Networking is private by default. Each Sprite can have its own private network, with granular routing controls. You can give a sandbox exactly the network access it needs and nothing more, without building a separate network isolation layer on top.
For teams running agents that execute code at scale, Fly Machines handle the broader compute layer — scaling to tens of thousands of instances, running only when needed, and starting fast enough to handle HTTP requests. The combination of Machines for general workloads and Sprites for isolated execution gives you a clean separation between trusted and untrusted code paths without needing a separate orchestration system.
Frequently asked questions
What is a virtual sandbox?
A virtual sandbox is an isolated execution environment that runs code, applications, or files without allowing direct changes to the host system.
How does a sandbox VM differ from a regular virtual machine?
A sandbox VM specifically separates the guest operating system from the underlying hardware and other workloads to contain malicious behavior, whereas a regular virtual machine may not enforce the same strict isolation policies around network access and system-level impact.
What are common use cases for a virtual machine sandbox?
Security teams use a virtual machine sandbox for malware analysis, security validation, and controlled debugging because the environment preserves state and can be reverted after execution.
Can a VM sandbox limit network access during execution?

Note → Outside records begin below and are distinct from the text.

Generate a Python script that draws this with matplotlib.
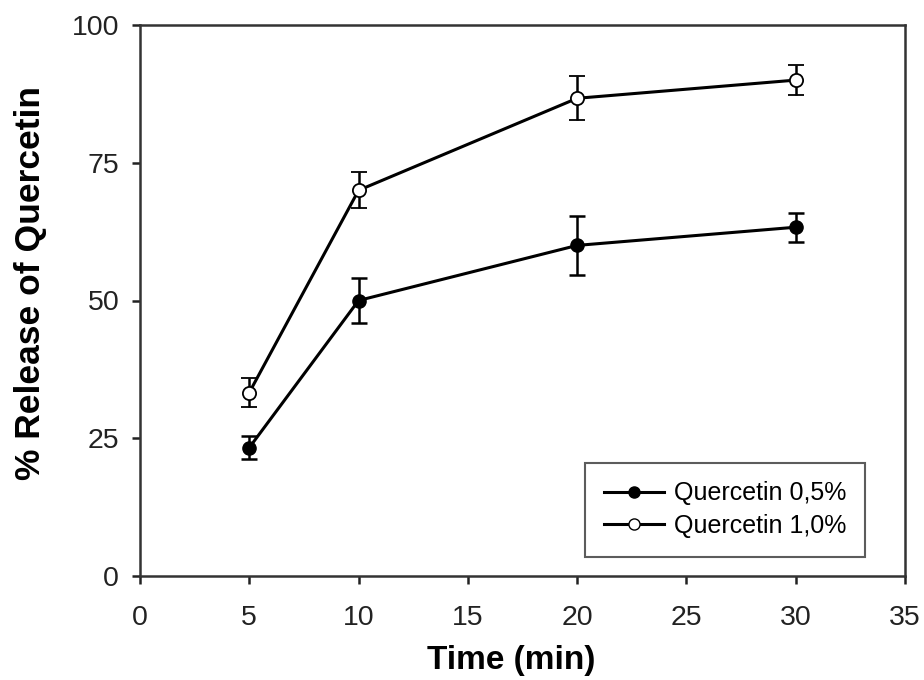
import matplotlib
matplotlib.use("Agg")
import matplotlib.pyplot as plt
from matplotlib.lines import Line2D

plt.rcParams['font.family'] = ['Liberation Sans', 'DejaVu Sans']

time_min = [5, 10, 20, 30]
q05_mean = [23.3, 50.0, 60.0, 63.3]
q05_err = [2.1, 4.0, 5.3, 2.6]
q10_mean = [33.3, 70.0, 86.7, 90.0]
q10_err = [2.6, 3.3, 4.0, 2.7]
labels = ['Quercetin 0,5%', 'Quercetin 1,0%']

fig = plt.figure(figsize=(9.24, 6.8), dpi=100)
ax = fig.add_axes([140 / 924, 1 - 576 / 680, 765 / 924, 551 / 680])

ax.errorbar(time_min, q05_mean, yerr=q05_err, color='black', lw=2.2,
            marker='o', ms=9.5, mfc='black', mec='black', capsize=6,
            elinewidth=1.8, capthick=1.8)
ax.errorbar(time_min, q10_mean, yerr=q10_err, color='black', lw=2.2,
            marker='o', ms=9.5, mfc='white', mec='black', mew=1.3, capsize=6,
            elinewidth=1.8, capthick=1.8)

ax.set_xlim(0, 35)
ax.set_ylim(0, 100)
ax.set_xticks(range(0, 36, 5))
ax.set_yticks([0, 25, 50, 75, 100])
ax.tick_params(direction='out', length=6, width=1.8, labelsize=20.5,
               colors='#222222')
ax.tick_params(axis='x', pad=15)
ax.tick_params(axis='y', pad=9)
for s in ax.spines.values():
    s.set_linewidth(1.8)
    s.set_color('#333333')

ax.set_xlabel('Time (min)', fontsize=24, fontweight='bold')
ax.set_ylabel('% Release of Quercetin', fontsize=25.5, fontweight='bold')
ax.xaxis.set_label_coords(0.485, -0.125)
ax.yaxis.set_label_coords(-0.122, 0.532)

handles = [
    Line2D([], [], color='black', lw=2.2, marker='o', ms=8, mfc='black', mec='black'),
    Line2D([], [], color='black', lw=2.2, marker='o', ms=8, mfc='white', mec='black'),
]
leg = ax.legend(handles, labels, loc='lower right', bbox_to_anchor=(0.948, 0.0345),
                borderaxespad=0, fontsize=18, frameon=True, fancybox=False,
                edgecolor='#333333', borderpad=0.75, handlelength=2.4,
                labelspacing=0.35, handletextpad=0.4)
leg.get_frame().set_linewidth(1.5)

fig.savefig('out.png', dpi=100)
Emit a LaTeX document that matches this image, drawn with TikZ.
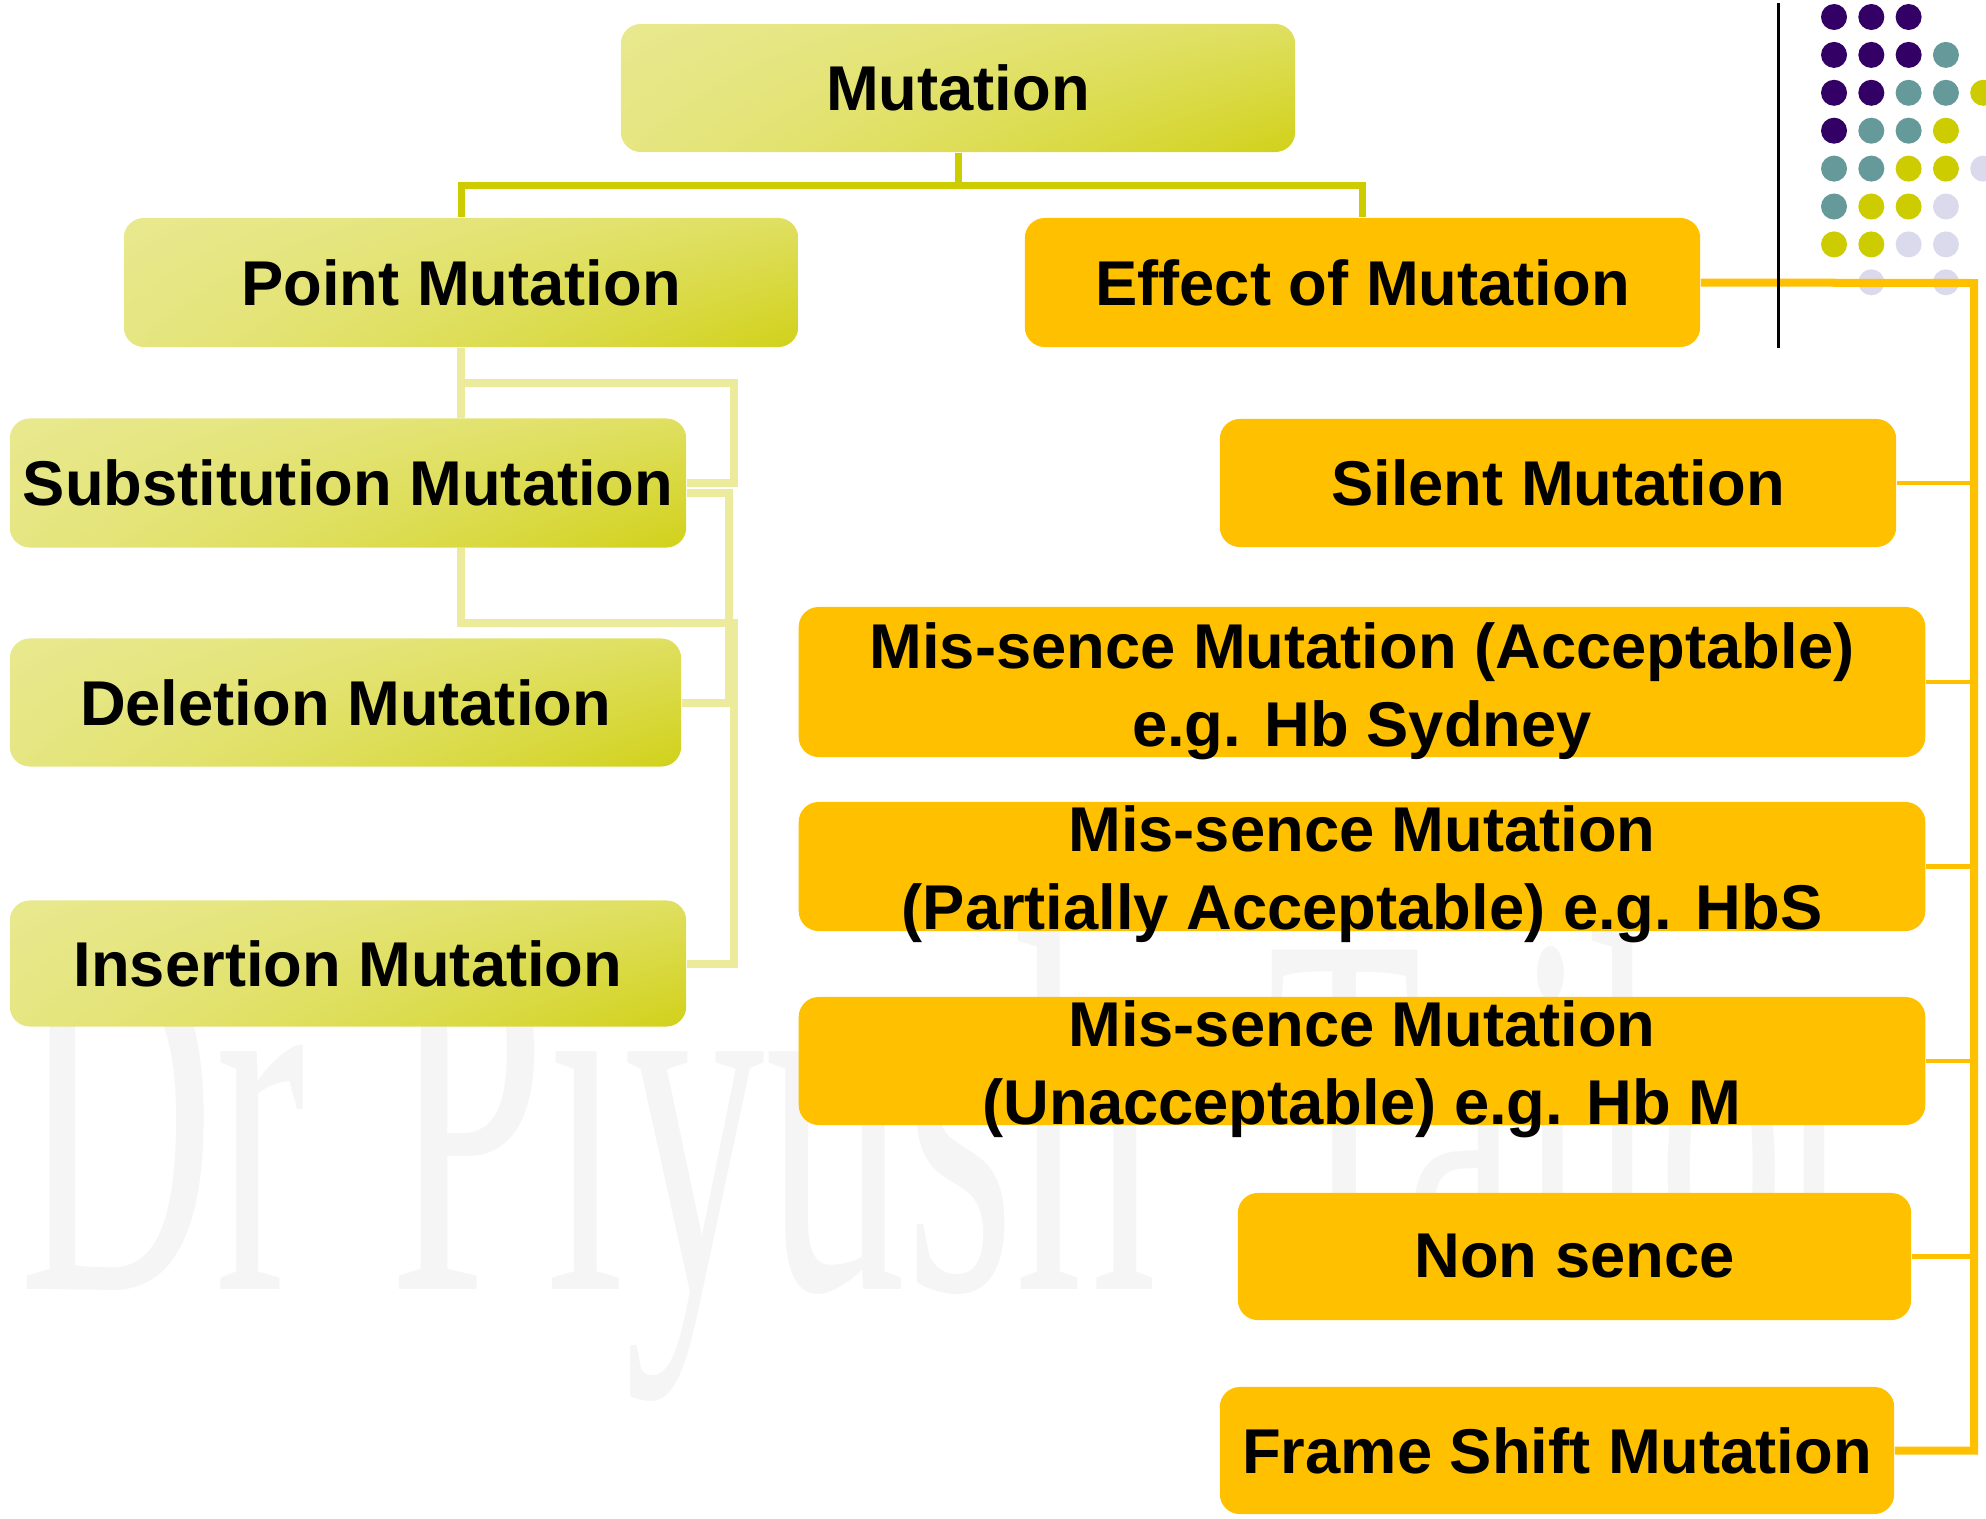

A VM sandbox can restrict network access along with persistence and system-level impact to emulate production-like conditions while preventing unintended external interactions.
Why is state preservation useful in a sandbox virtual machine?
State preservation allows users to revert the sandbox virtual machine to its original condition after running untrusted software, making it safe to analyze potentially harmful code repeatedly.